→ Data for the task:

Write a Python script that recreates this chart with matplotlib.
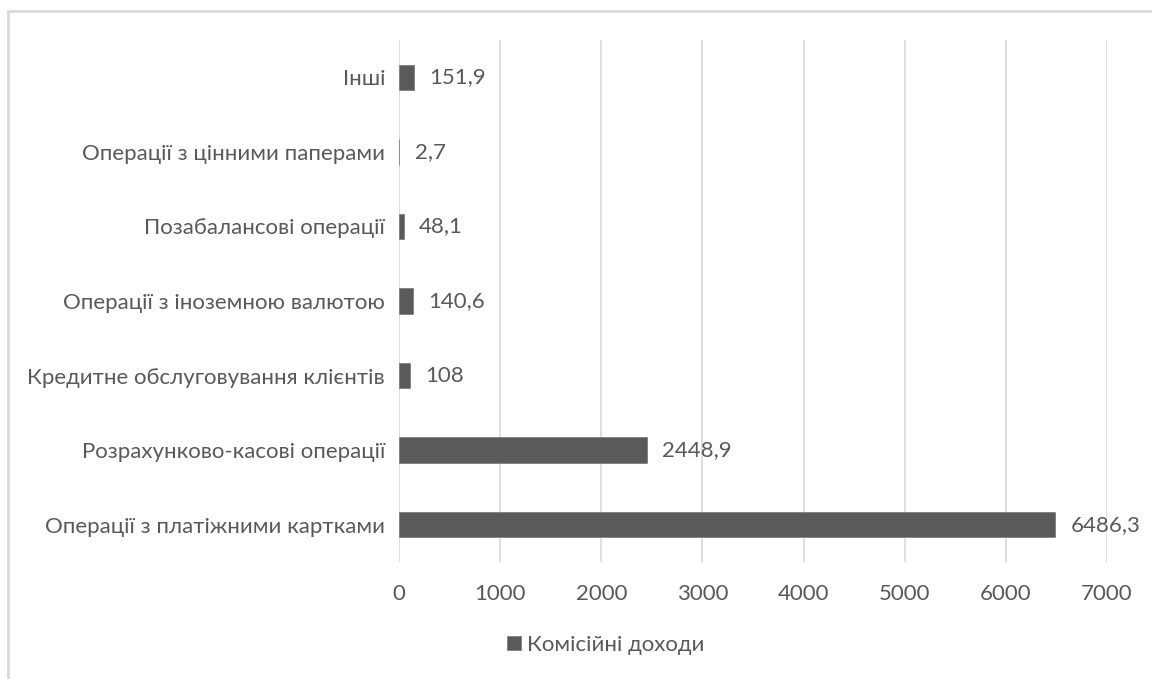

--

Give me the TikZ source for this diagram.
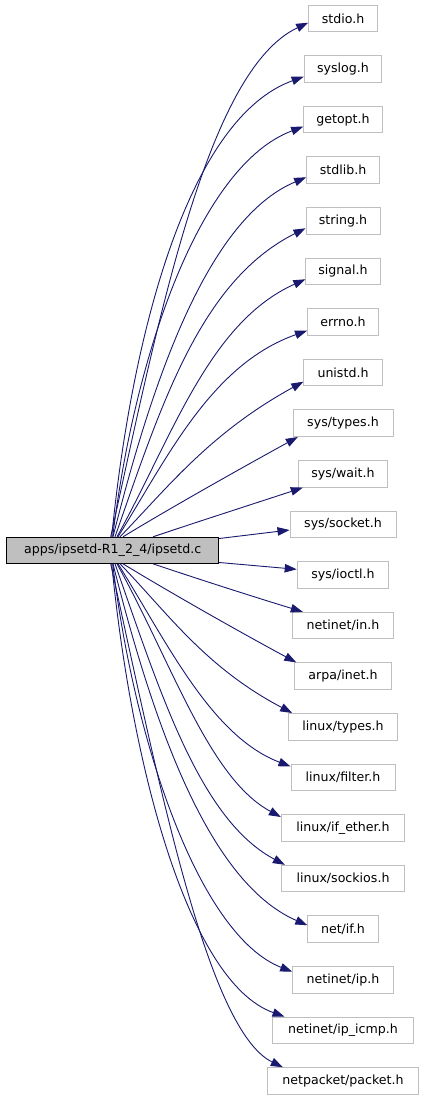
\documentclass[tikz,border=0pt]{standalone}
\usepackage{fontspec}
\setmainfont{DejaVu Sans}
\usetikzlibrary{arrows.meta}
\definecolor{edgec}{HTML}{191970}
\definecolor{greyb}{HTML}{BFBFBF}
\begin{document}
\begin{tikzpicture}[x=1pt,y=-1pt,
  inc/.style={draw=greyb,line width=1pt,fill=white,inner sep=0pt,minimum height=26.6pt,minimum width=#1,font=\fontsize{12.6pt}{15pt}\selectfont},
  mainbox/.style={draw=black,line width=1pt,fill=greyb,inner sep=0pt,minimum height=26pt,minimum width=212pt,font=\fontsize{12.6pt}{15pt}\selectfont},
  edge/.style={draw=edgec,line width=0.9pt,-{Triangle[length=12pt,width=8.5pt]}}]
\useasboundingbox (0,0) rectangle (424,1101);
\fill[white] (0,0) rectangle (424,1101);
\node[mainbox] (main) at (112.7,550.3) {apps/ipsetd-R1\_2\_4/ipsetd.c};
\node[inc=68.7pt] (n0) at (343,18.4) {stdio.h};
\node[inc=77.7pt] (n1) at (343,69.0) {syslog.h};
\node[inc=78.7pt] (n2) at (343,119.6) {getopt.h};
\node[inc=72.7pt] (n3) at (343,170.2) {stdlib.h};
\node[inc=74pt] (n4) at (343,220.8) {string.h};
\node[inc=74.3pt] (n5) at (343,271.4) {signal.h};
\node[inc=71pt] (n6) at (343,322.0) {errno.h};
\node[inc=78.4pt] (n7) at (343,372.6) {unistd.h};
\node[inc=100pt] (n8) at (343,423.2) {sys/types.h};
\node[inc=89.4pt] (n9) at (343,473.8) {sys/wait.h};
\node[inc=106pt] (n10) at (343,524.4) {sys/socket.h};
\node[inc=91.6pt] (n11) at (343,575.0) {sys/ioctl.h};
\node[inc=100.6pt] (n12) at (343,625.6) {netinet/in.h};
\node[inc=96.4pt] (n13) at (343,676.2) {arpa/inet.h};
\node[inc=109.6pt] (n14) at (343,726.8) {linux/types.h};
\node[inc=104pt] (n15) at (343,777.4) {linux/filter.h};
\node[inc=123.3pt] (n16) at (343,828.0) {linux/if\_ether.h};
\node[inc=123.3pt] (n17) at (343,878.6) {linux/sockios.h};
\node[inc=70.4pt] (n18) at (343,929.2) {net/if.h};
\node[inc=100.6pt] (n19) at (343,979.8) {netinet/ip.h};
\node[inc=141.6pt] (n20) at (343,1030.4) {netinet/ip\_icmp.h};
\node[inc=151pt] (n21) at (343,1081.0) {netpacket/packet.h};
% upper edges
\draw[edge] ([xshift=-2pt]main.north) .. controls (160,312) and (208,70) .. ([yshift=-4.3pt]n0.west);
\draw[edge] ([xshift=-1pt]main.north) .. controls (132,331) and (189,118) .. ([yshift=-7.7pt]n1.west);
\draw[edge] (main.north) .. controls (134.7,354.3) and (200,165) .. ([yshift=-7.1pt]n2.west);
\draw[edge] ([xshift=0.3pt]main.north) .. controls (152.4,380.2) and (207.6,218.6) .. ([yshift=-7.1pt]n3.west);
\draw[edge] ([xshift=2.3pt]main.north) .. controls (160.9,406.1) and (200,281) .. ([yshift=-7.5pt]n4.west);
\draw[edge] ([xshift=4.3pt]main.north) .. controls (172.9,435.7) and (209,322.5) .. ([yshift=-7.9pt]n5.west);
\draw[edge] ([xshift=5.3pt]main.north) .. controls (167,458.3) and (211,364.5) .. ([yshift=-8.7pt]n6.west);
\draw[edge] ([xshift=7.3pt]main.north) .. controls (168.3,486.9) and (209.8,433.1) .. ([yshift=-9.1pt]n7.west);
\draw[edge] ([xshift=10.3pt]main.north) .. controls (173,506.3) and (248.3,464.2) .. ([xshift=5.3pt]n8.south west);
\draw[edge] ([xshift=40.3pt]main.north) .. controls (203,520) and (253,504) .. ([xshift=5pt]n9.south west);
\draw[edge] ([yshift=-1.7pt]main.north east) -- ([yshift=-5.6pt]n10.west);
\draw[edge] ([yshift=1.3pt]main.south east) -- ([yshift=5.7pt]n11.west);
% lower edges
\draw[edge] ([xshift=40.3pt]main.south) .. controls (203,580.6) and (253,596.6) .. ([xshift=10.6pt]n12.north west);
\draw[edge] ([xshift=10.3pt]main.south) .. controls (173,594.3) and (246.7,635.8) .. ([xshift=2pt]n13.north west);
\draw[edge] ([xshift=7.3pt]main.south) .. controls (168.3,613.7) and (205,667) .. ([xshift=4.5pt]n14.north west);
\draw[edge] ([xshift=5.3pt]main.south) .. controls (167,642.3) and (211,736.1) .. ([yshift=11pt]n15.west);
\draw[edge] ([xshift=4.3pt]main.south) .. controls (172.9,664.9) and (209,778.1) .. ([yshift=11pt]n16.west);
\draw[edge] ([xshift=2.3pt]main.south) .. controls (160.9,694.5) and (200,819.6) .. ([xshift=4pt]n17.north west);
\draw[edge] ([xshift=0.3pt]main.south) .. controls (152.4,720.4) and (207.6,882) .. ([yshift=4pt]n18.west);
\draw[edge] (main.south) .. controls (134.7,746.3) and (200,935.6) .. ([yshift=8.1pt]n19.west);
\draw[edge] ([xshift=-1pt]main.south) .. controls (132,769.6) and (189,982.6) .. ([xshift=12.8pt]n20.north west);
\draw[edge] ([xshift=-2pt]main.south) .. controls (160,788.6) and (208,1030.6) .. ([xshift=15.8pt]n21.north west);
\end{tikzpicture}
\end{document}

==

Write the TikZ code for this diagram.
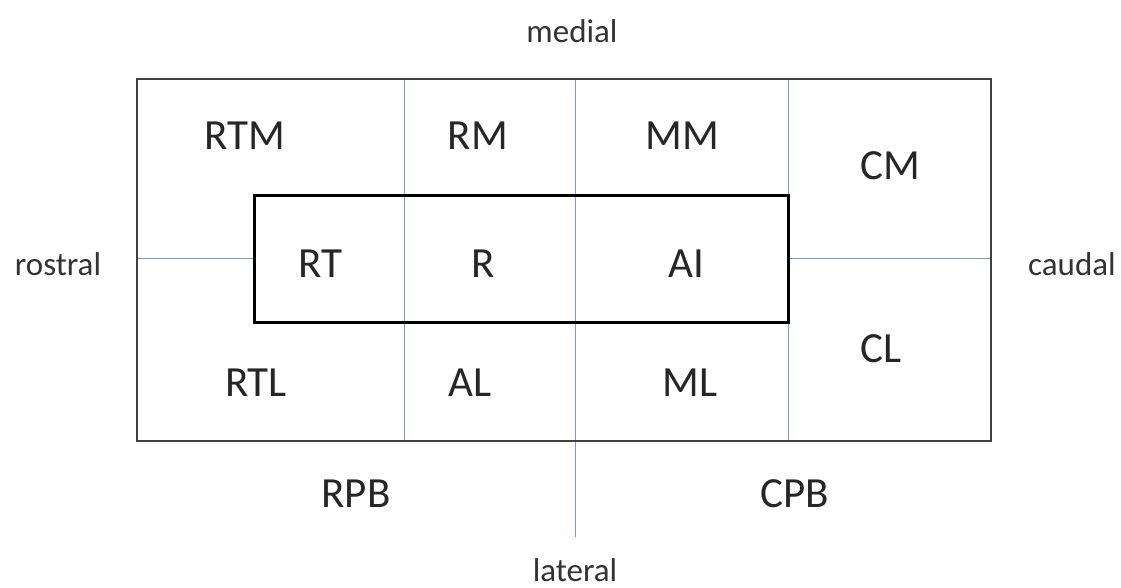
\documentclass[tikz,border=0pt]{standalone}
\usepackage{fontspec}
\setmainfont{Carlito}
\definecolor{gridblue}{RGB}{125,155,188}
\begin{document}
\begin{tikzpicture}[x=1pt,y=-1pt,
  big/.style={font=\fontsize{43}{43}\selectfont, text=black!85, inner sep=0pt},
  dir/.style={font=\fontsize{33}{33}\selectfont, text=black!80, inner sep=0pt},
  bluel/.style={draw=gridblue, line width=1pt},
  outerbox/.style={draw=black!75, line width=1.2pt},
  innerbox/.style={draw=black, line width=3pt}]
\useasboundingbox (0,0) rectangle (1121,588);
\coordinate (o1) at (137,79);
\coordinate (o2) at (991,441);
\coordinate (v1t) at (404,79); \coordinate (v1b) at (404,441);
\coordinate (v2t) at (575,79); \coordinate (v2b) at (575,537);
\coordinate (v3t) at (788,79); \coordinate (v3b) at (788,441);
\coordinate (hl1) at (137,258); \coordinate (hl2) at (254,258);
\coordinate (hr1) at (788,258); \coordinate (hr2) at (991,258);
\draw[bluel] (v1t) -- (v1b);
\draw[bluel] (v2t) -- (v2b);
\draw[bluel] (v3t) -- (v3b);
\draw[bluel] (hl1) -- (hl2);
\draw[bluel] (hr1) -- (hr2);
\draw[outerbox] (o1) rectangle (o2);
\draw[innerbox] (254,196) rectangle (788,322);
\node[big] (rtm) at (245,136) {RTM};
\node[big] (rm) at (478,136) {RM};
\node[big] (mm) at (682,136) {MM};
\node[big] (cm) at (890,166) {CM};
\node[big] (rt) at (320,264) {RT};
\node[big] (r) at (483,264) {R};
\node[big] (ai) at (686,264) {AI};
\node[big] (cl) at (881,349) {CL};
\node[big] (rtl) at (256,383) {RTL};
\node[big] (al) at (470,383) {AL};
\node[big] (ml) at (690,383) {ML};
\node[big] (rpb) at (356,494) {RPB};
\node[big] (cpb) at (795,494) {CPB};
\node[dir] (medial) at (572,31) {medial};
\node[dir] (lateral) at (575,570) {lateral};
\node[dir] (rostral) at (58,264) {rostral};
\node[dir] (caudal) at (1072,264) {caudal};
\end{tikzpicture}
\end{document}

→ Given exercise:
Say how many lines in the records hold the string "diagram", and say nothing else.

→ Output for this task:
2